■ Given task: Please reproduce the lines of the records below from the one holding "Emit a web page" through the one holding "height = 745;", inclusive, skipping all pictures.

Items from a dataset
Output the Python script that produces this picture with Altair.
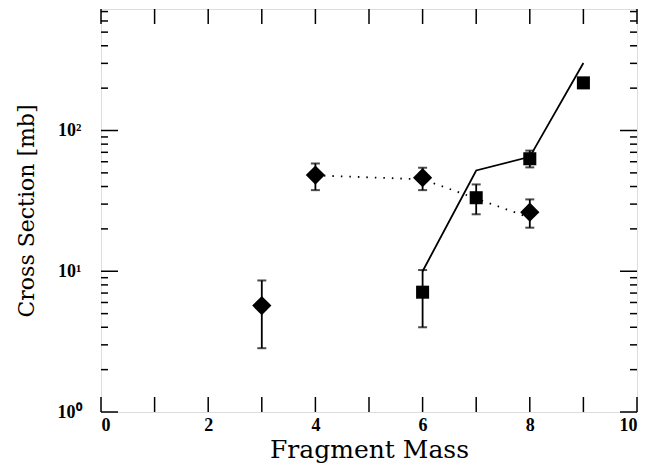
import altair as alt
import pandas as pd

# ---- data ----
sq_x = [6, 7, 8, 9]
sq_y = [7.1, 33.3, 63, 218]
sq_lo = [4.0, 25.4, 54.7, 218]
sq_hi = [10.2, 41.4, 72, 218]

di_x = [3, 4, 6, 8]
di_y = [5.7, 48.2, 46.2, 26.3]
di_lo = [2.84, 37.7, 37.7, 20.4]
di_hi = [8.6, 58.3, 54.4, 32.4]

calc_x = [6, 7, 8, 9]
calc_y = [10, 52, 65, 302]

dot_x = [4, 6, 8]
dot_y = [48, 45, 24]

x_ticks = list(range(0, 11))
x_labels = [0, 2, 4, 6, 8, 10]
y_major = [1, 10, 100]
y_minor = [m * d for d in (1, 10, 100) for m in range(2, 10) if m * d <= 700]

W, H = 536, 403

xs = alt.Scale(domain=[0, 10], nice=False, zero=False)
ys = alt.Scale(type="log", domain=[1, 730], nice=False)

xaxis = alt.Axis(values=x_labels, tickSize=0, domain=False, grid=False,
                 labelFont="Liberation Serif", labelFontWeight="bold", labelFontSize=18,
                 labelPadding=4, titleFont="DejaVu Serif", titleFontWeight="normal",
                 titleFontSize=25, titlePadding=3, labelColor="black", titleColor="black")
yaxis = alt.Axis(values=y_major, tickSize=0, domain=False, grid=False,
                 labelExpr="datum.value == 1 ? '10⁰' : datum.value == 10 ? '10¹' : '10²'",
                 labelFont="Liberation Serif", labelFontWeight="bold", labelFontSize=18,
                 labelPadding=20, titleFont="DejaVu Serif", titleFontWeight="normal",
                 titleFontSize=22, titlePadding=19, labelColor="black", titleColor="black")

def X(f):
    return alt.X(f, type="quantitative", scale=xs, axis=xaxis, title="Fragment Mass")

def Y(f):
    return alt.Y(f, type="quantitative", scale=ys, axis=yaxis, title="Cross Section [mb]")

sq = pd.DataFrame({"x": sq_x, "y": sq_y, "lo": sq_lo, "hi": sq_hi})
di = pd.DataFrame({"x": di_x, "y": di_y, "lo": di_lo, "hi": di_hi})
calc = pd.DataFrame({"x": calc_x, "y": calc_y})
dot = pd.DataFrame({"x": dot_x, "y": dot_y})
xt = pd.DataFrame({"x": x_ticks})
ymaj = pd.DataFrame({"y": y_major})
ymin = pd.DataFrame({"y": y_minor})

layers = []
# tick marks inside the frame
for y0, y1 in ((H, H - 15), (0, 15)):
    layers.append(alt.Chart(xt).mark_rule(color="black", strokeWidth=1.5).encode(
        x=X("x"), y=alt.value(y0), y2=alt.value(y1)))
for df, ln in ((ymaj, 17), (ymin, 7)):
    for x0, x1 in ((0, ln), (W, W - ln)):
        layers.append(alt.Chart(df).mark_rule(color="black", strokeWidth=1.5).encode(
            y=Y("y"), x=alt.value(x0), x2=alt.value(x1)))

# lines
layers.append(alt.Chart(calc).mark_line(color="black", strokeWidth=1.8).encode(x=X("x"), y=Y("y")))
layers.append(alt.Chart(dot).mark_line(color="black", strokeWidth=1.8, strokeDash=[1.5, 7]).encode(
    x=X("x"), y=Y("y")))

# error bars
for df in (sq, di):
    layers.append(alt.Chart(df).mark_rule(color="black", strokeWidth=1.8).encode(
        x=X("x"), y=Y("lo"), y2="hi"))
    for f in ("lo", "hi"):
        layers.append(alt.Chart(df).mark_tick(color="black", orient="horizontal", size=9,
                                              thickness=2).encode(x=X("x"), y=Y(f)))

# markers
layers.append(alt.Chart(sq).mark_point(shape="square", filled=True, color="black", opacity=1,
                                       size=170).encode(x=X("x"), y=Y("y")))
layers.append(alt.Chart(di).mark_point(shape="diamond", filled=True, color="black", opacity=1,
                                       size=370).encode(x=X("x"), y=Y("y")))

chart = alt.layer(*layers).properties(
    width=W, height=H,
    autosize=alt.AutoSizeParams(type="none"),
    padding={"left": 93, "top": 1, "right": 10, "bottom": 54},
).configure_view(stroke="black", strokeWidth=1.8).configure(background="white")

chart.save("out.html", embed_options={"renderer": "svg", "actions": False})
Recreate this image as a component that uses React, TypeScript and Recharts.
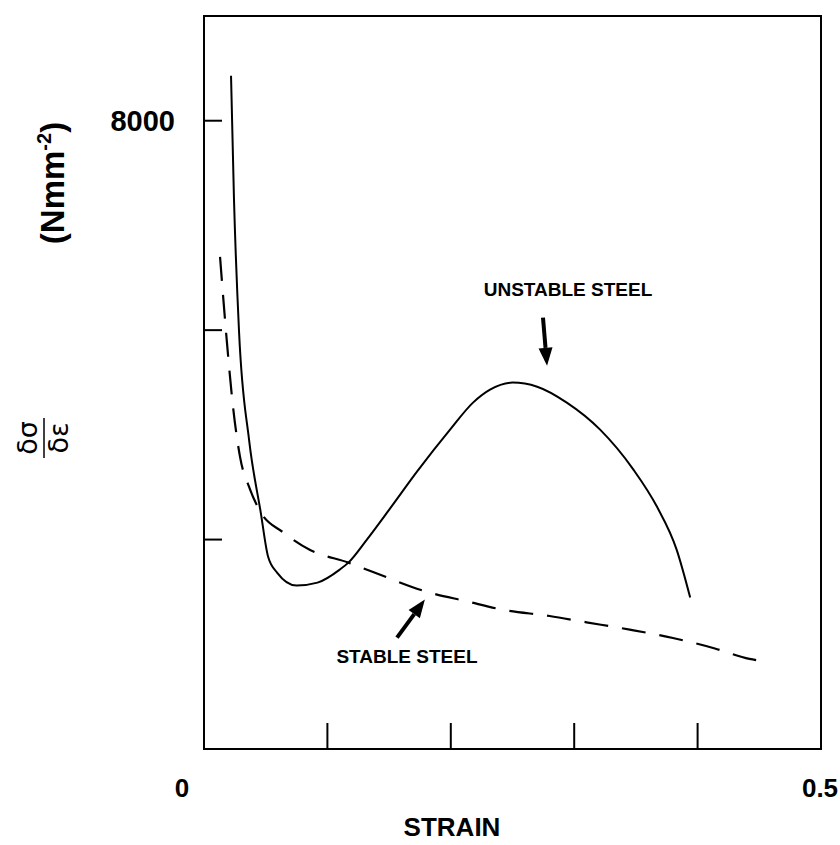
import React from 'react';
import {
  LineChart,
  Line,
  XAxis,
  YAxis,
  ReferenceArea,
  ReferenceLine,
  ReferenceDot,
} from 'recharts';

// Work-hardening rate dσ/dε against true strain for the two steels
const unstableStrain = [
  0.0219, 0.0243, 0.0284, 0.0365, 0.046, 0.0519, 0.0592, 0.075, 0.092, 0.11, 0.117,
  0.132, 0.1507, 0.1726, 0.1994, 0.218, 0.2318, 0.25, 0.27, 0.294, 0.321, 0.348,
  0.367, 0.383, 0.394,
];
const unstableRate = [
  8430, 7250, 5985, 4955, 4258, 3838, 3685, 3561, 3589, 3713, 3780, 4000, 4296, 4649,
  5050, 5308, 5432, 5499, 5460, 5308, 5050, 4668, 4315, 3904, 3446,
];

const stableStrain = [
  0.013, 0.0186, 0.0235, 0.0292, 0.0373, 0.046, 0.064, 0.086, 0.117, 0.137, 0.181,
  0.213, 0.242, 0.28, 0.31, 0.345, 0.38, 0.414, 0.442, 0.453,
];
const stableRate = [
  6700, 5880, 5270, 4790, 4480, 4260, 4070, 3900, 3780, 3690, 3500, 3410, 3330,
  3270, 3210, 3140, 3060, 2960, 2860, 2840,
];

const strainTicks = [0, 0.1, 0.2, 0.3, 0.4, 0.5];
const strainTickLabels: Record<string, string> = { '0': '0', '0.5': '0.5' };
const rateTicks = [4000, 6000, 8000];
const rateTickLabels: Record<string, string> = { '8000': '8000' };

const unstableData = unstableStrain.map((s, i) => ({ strain: s, rate: unstableRate[i] }));
const stableData = stableStrain.map((s, i) => ({ strain: s, rate: stableRate[i] }));

const FONT = '"Liberation Sans", Arial, Helvetica, sans-serif';

const XTick = (props: any) => {
  const { x, y, payload } = props;
  const v = payload.value;
  const label = strainTickLabels[String(v)];
  const inner = v > 0 && v < 0.5;
  return (
    <g>
      {inner && <line x1={x} y1={y} x2={x} y2={y - 26} stroke="#000" strokeWidth={2} />}
      {label && (
        <text
          x={v === 0 ? x - 22 : x - 1}
          y={y + 48}
          textAnchor="middle"
          fontFamily={FONT}
          fontWeight="bold"
          fontSize={26}
          fill="#000"
        >
          {label}
        </text>
      )}
    </g>
  );
};

const YTick = (props: any) => {
  const { x, y, payload } = props;
  const label = rateTickLabels[String(payload.value)];
  return (
    <g>
      <line x1={x} y1={y} x2={x + 18} y2={y} stroke="#000" strokeWidth={2} />
      {label && (
        <text
          x={x - 29}
          y={y + 10}
          textAnchor="end"
          fontFamily={FONT}
          fontWeight="bold"
          fontSize={29}
          fill="#000"
        >
          {label}
        </text>
      )}
    </g>
  );
};

const YTitle = () => (
  <g>
    <text
      transform="translate(64, 183) rotate(-90)"
      textAnchor="middle"
      fontFamily={FONT}
      fontWeight="bold"
      fontSize={33}
      fill="#000"
    >
      (Nmm
      <tspan fontSize={20} dy={-13}>
        -2
      </tspan>
      <tspan dy={13}>)</tspan>
    </text>
    <g transform="translate(44, 438) rotate(-90)">
      <text x={0} y={-7} textAnchor="middle" fontFamily="DejaVu Sans" fontSize={27} fill="#000">
        δσ
      </text>
      <line x1={-20} y1={0} x2={20} y2={0} stroke="#000" strokeWidth={1.5} />
      <text x={0} y={24} textAnchor="middle" fontFamily="DejaVu Sans" fontSize={27} fill="#000">
        δε
      </text>
    </g>
  </g>
);

const XTitle = (props: any) => {
  const { viewBox } = props;
  return (
    <text
      x={viewBox.x + 248}
      y={viewBox.y + 87}
      textAnchor="middle"
      fontFamily={FONT}
      fontWeight="bold"
      fontSize={26}
      fill="#000"
    >
      STRAIN
    </text>
  );
};

const Arrow = (props: any) => {
  const { x1, y1, x2, y2 } = props;
  const dx = x2 - x1;
  const dy = y2 - y1;
  const len = Math.sqrt(dx * dx + dy * dy);
  const ux = dx / len;
  const uy = dy / len;
  const head = 18;
  const half = 7;
  const bx = x2 - ux * head;
  const by = y2 - uy * head;
  return (
    <g>
      <line x1={x1} y1={y1} x2={bx} y2={by} stroke="#000" strokeWidth={4} />
      <polygon
        points={`${x2},${y2} ${bx - uy * half},${by + ux * half} ${bx + uy * half},${by - ux * half}`}
        fill="#000"
      />
    </g>
  );
};

const noteText = (text: string) => (props: any) => (
  <text
    x={props.cx}
    y={props.cy}
    textAnchor="middle"
    dominantBaseline="central"
    fontFamily={FONT}
    fontWeight="bold"
    fontSize={19}
    fill="#000"
  >
    {text}
  </text>
);

export default function App() {
  return (
    <div style={{ position: 'absolute', left: 0, top: 0, background: '#fff' }}>
      <LineChart
        width={840}
        height={845}
        margin={{ top: 16, right: 19, bottom: 95, left: 203 }}
      >
        <XAxis
          dataKey="strain"
          type="number"
          domain={[0, 0.5]}
          ticks={strainTicks}
          height={1}
          axisLine={false}
          tickLine={false}
          tickSize={0}
          tickMargin={0}
          tick={<XTick />}
          label={{ content: <XTitle /> }}
          allowDataOverflow
        />
        <YAxis
          type="number"
          domain={[2000, 9000]}
          ticks={rateTicks}
          width={1}
          axisLine={false}
          tickLine={false}
          tickSize={0}
          tickMargin={0}
          tick={<YTick />}
          label={{ content: <YTitle /> }}
          allowDataOverflow
        />
        <ReferenceArea
          x1={0}
          x2={0.5}
          y1={2000}
          y2={9000}
          fill="none"
          stroke="#000"
          strokeWidth={2}
        />
        <Line
          data={unstableData}
          dataKey="rate"
          type="monotone"
          stroke="#000"
          strokeWidth={2}
          dot={false}
          isAnimationActive={false}
        />
        <Line
          data={stableData}
          dataKey="rate"
          type="monotone"
          stroke="#000"
          strokeWidth={2.2}
          strokeDasharray="24 14"
          dot={false}
          isAnimationActive={false}
        />
        <ReferenceLine
          segment={[
            { x: 0.2747, y: 6120 },
            { x: 0.278, y: 5660 },
          ]}
          shape={<Arrow />}
        />
        <ReferenceLine
          segment={[
            { x: 0.1564, y: 3064 },
            { x: 0.179, y: 3427 },
          ]}
          shape={<Arrow />}
        />
        <ReferenceDot x={0.295} y={6390} r={0} shape={noteText('UNSTABLE STEEL')} />
        <ReferenceDot x={0.1645} y={2885} r={0} shape={noteText('STABLE STEEL')} />
      </LineChart>
    </div>
  );
}
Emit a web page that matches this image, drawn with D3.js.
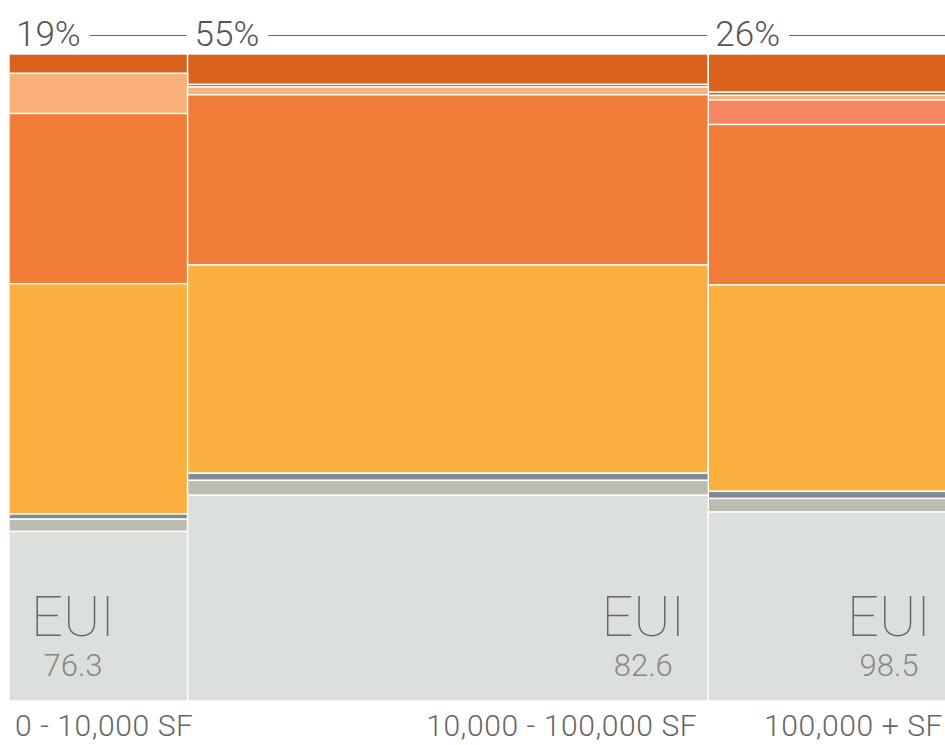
<!DOCTYPE html>
<html>
<head>
<meta charset="utf-8">
<script src="https://cdn.jsdelivr.net/npm/d3@7"></script>
<style>
  body { margin: 0; background: #fff; overflow: hidden; }
  text { font-family: Roboto, "Open Sans", sans-serif; }
</style>
</head>
<body>
<script>
var width = 945,
    height = 745;

// building size groups (column width = share of buildings)
var sizeLabels = ['0 - 10,000 SF', '10,000 - 100,000 SF', '100,000 + SF'];
var shares = [18.9, 55.1, 26.0];
var euiValues = [76.3, 82.6, 98.5];

// segment share (%) inside each column, listed top to bottom
var segKeys = ['s1', 's2', 's3', 's4', 's5', 's6', 's7', 's8', 's9'];
var segColors = ['#D9621D', '#C9692E', '#F8B179', '#F68561', '#F17C38', '#FAAF3F', '#7F8A94', '#BBBDB1', '#DCE0DD'];
var s1 = [3.0, 4.7, 5.9];
var s2 = [0, 0.4, 0.5];
var s3 = [6.2, 1.2, 0.7];
var s4 = [0, 0, 3.8];
var s5 = [26.3, 26.3, 24.8];
var s6 = [35.6, 32.2, 31.9];
var s7 = [0.8, 1.1, 1.1];
var s8 = [1.9, 2.3, 2.1];
var s9 = [26.2, 31.8, 29.2];
var segValues = [s1, s2, s3, s4, s5, s6, s7, s8, s9];

var svg = d3.select('body')
            .append('svg')
            .attr('width', width)
            .attr('height', height)

var x = d3.scaleLinear().domain([0, 100]).range([9, 954])
var y = d3.scaleLinear().domain([0, 100]).range([54, 701])
var color = d3.scaleOrdinal().domain(segKeys).range(segColors)

// cumulative left edge for each column
var cum = 0
var cols = shares.map(function(s, i) {
    var row = {i: i, x0: cum, x1: cum + s}
    cum += s
    segKeys.forEach(function(k, j) { row[k] = segValues[j][i] })
    return row
})

var stacked = d3.stack().keys(segKeys)(cols)

var seg = svg.selectAll('g.seg')
    .data(stacked)
    .enter().append('g')
    .attr('class', 'seg')
    .attr('fill', function(d) { return color(d.key) })

seg.selectAll('rect')
    .data(function(d) { return d.filter(function(p) { return p[1] - p[0] > 0 }) })
    .enter().append('rect')
    .attr('x', function(d) { return x(d.data.x0) })
    .attr('width', function(d) { return x(d.data.x1) - x(d.data.x0) })
    .attr('y', function(d) { return y(d[0]) })
    .attr('height', function(d) { return y(d[1]) - y(d[0]) })
    .attr('stroke', '#fff')
    .attr('stroke-width', 1.4)

var pct = d3.format('.0f')

// share labels with rule along top
cols.forEach(function(c) {
    var left = x(c.x0), right = x(c.x1)
    var t = svg.append('text')
        .attr('x', left + 7)
        .attr('y', 46)
        .attr('font-size', 35)
        .attr('font-weight', 300)
        .attr('fill', '#555')
        .text(pct(shares[c.i]) + '%')
    var tw = t.node().getComputedTextLength()
    svg.append('line')
        .attr('x1', left + 7 + tw + 9)
        .attr('x2', right - 1)
        .attr('y1', 35.5)
        .attr('y2', 35.5)
        .attr('stroke', '#666')
        .attr('stroke-width', 1)
})

// EUI labels
cols.forEach(function(c) {
    var cx = c.i === 0 ? x(c.x0) + 64 : x(c.x1) - 65
    svg.append('text')
        .attr('x', cx)
        .attr('y', 636)
        .attr('text-anchor', 'middle')
        .attr('font-size', 56)
        .attr('font-weight', 100)
        .attr('fill', '#666')
        .text('EUI')
    svg.append('text')
        .attr('x', cx)
        .attr('y', 676)
        .attr('text-anchor', 'middle')
        .attr('font-size', 31)
        .attr('font-weight', 300)
        .attr('fill', '#888')
        .text(euiValues[c.i])
})

// size labels under the columns
cols.forEach(function(c) {
    var first = c.i === 0
    svg.append('text')
        .attr('x', first ? x(c.x0) + 6 : x(c.x1) - 11)
        .attr('y', 736)
        .attr('text-anchor', first ? 'start' : 'end')
        .attr('font-size', 30)
        .attr('font-weight', 300)
        .attr('letter-spacing', 0.6)
        .attr('fill', '#666')
        .text(sizeLabels[c.i])
})
</script>
</body>
</html>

■ Output:
Emit a web page that matches this image, drawn with D3.js.
<!DOCTYPE html>
<html>
<head>
<meta charset="utf-8">
<script src="https://cdn.jsdelivr.net/npm/d3@7"></script>
<style>
  body { margin: 0; background: #fff; overflow: hidden; }
  text { font-family: Roboto, "Open Sans", sans-serif; }
</style>
</head>
<body>
<script>
var width = 945,
    height = 745;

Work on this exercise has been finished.